So, if you weren’t keeping up with politics last week, and I barely was, honestly, thanks to the growing “to do” mound on my desk at work, the Senate Democrats got rid of the Filibuster on Presidential judicial and executive nominees. In case you don’t know how it works, the President appoints judges and executives and then the Senate approves them via the “consent” clause of the Constitution. (If you already know all this then skip to paragraph two). All that means is the Senate either says yes or it says no. Well, that’s all over now. As of just last week, the Senate could engage or threaten to engage in near endless debate which would result in a judicial nominee not making the cut and being sent on their way unless 60% of the body’s 100 members voted to overrule the filibuster (called cloture). In earlier, better, years, Senate members only engaged in a filibuster when the nominees were very very bad. In fact, they barely ever did it at all because it’s generally been the viewpoint of the Senate that a President has the right to appoint his own judges and that should basically be left alone even if you give them a hard time during the approval process which always happened no matter who was in the Senate minority.

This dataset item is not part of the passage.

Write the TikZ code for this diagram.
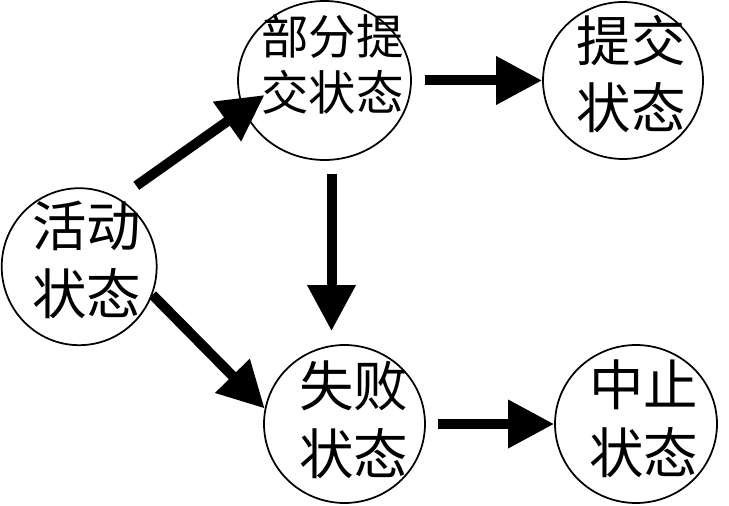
\documentclass[tikz,border=0pt]{standalone}
\usepackage{fontspec}
\usepackage{tikz}
\usetikzlibrary{shapes.geometric,arrows.meta}
\newfontfamily\cjk{Noto Sans CJK SC}

\begin{document}
\begin{tikzpicture}[x=0.02cm,y=-0.02cm,
    state/.style={draw,ellipse,line width=1pt,inner sep=0pt},
    lbl/.style={align=center,inner sep=0pt},
    big/.style={font=\cjk\fontsize{31pt}{38.6pt}\selectfont},
    small/.style={font=\cjk\fontsize{27pt}{31.8pt}\selectfont},
    flow/.style={line width=0.2cm,-{Triangle[length=0.92cm,width=0.92cm]}}]
        \useasboundingbox (0,0) rectangle (729,506);
        % states
        \node[state,minimum width=3.1cm,minimum height=3.14cm] (act) at (79.2,266.7) {};
        \node[state,minimum width=3.46cm,minimum height=3.18cm] (part) at (324.5,80.5) {};
        \node[state,minimum width=3.2cm,minimum height=3.14cm] (commit) at (623,80.5) {};
        \node[state,minimum width=3.22cm,minimum height=3.16cm] (fail) at (344.5,424) {};
        \node[state,minimum width=3.24cm,minimum height=3.16cm] (abort) at (636,424) {};
        % texts
        \node[lbl,big] (actlbl) at ([shift={(7.3,-6.7)}]act.center) {活动\\状态};
        \node[lbl,small] (partlbl) at ([shift={(8,-16)}]part.center) {部分提\\交状态};
        \node[lbl,big] (commitlbl) at ([shift={(8,-6.5)}]commit.center) {提交\\状态};
        \node[lbl,big] (faillbl) at ([shift={(9,-4)}]fail.center) {失败\\状态};
        \node[lbl,big] (abortlbl) at ([shift={(7.5,-5)}]abort.center) {中止\\状态};
        % transitions
        \draw[flow,shorten <=0.43cm,shorten >=-0.52cm] (act.60) -- (part.200);
        \draw[flow,shorten <=0.26cm] (part.east) -- (commit.west);
        \draw[flow,shorten <=0.27cm,shorten >=0.28cm] (part.275) -- (part.275 |- fail.99);
        \draw[flow] (act.-21) -- (fail.169);
        \draw[flow,shorten <=0.24cm] (fail.east) -- (abort.west);
    \end{tikzpicture}
\end{document}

Now the Senate can approve judges through a simple majority which makes more sense anyway. Regardless, it’s important to understand that the filibuster isn’t a Constitution institution, it’s simply part of the rules that the Senate set for itself. Senate rules can be changed with a simple majority. So, what does this mean?
It means that now whoever is in charge, Democrats or Republicans, can now pass Presidential judicial and executive nominations with a simple majority. It means less gridlock. That’s all. Truthfully, in the political context in which this rule has been changed it means almost nothing. The GOP was already holding everything up. They can’t really do more. However, what some people fear is that the Senate majority will do away with the filibuster on other issues as well meaning that the majority could always pass whatever bills they wanted without the minority having a way to stop them.
I’m here to tell you that I don’t think that’s necessarily a bad thing. Given the extreme entrenchment of the Parties, the filibuster currently does only one thing. It protects whoever is in the minority in the Senate from having to compromise in order to get things they want. In my opinion, the Democrats should have gotten rid of the filibuster for everything. In the current climate, it contributes to partisanship rather than protecting the minority’s constituency. The Democrats didn’t do that because, well, because they’re stupid. The filibuster needs to go, the Democrats need to pass some things.
Now what will happen is that when the Republicans regain the Senate, and they eventually will, they’ll simply kick the filibuster out of the way totally citing the “abuse” they received when the Democrats started the repeal ball rolling. Then they’ll get a bunch of stuff passed that they want and Democrats will howl and whine because they were too stupid and wimpy to do it first. They’ll appeal to the American people and the American people won’t care, at all. Why do I think this? Well, Mitch McConnell basically promised to make Democrats regret getting rid of the filibuster for judicial and executive nominations. The Democrats have basically set the table for him to get rid of it altogether if the GOP gets the majority in the coming mid-term elections.
Very stupid, Harry Reid. Half assing isn’t the way you get things done. It’s the way you get a knife in the back as soon as you’re in the minority. You’ll be standing there with a knife sticking out of your back and nothing to show for it. Still though, even if it’s the GOP that finally does the deed, I’ll be glad to see the filibuster go. I’ve heard enough talk. Let’s get some bills passed, make some mistakes, and move forward. After all, they’re supposed to be setting policy, not debating issues until they no longer matter and the nation is communally suicidal.
Our government has become far too slow moving. Whether speeding it up would be for good or ill in the short term we need government to start doing things again and getting rid of a mechanism that’s only used as a tool of intransigence is a good start.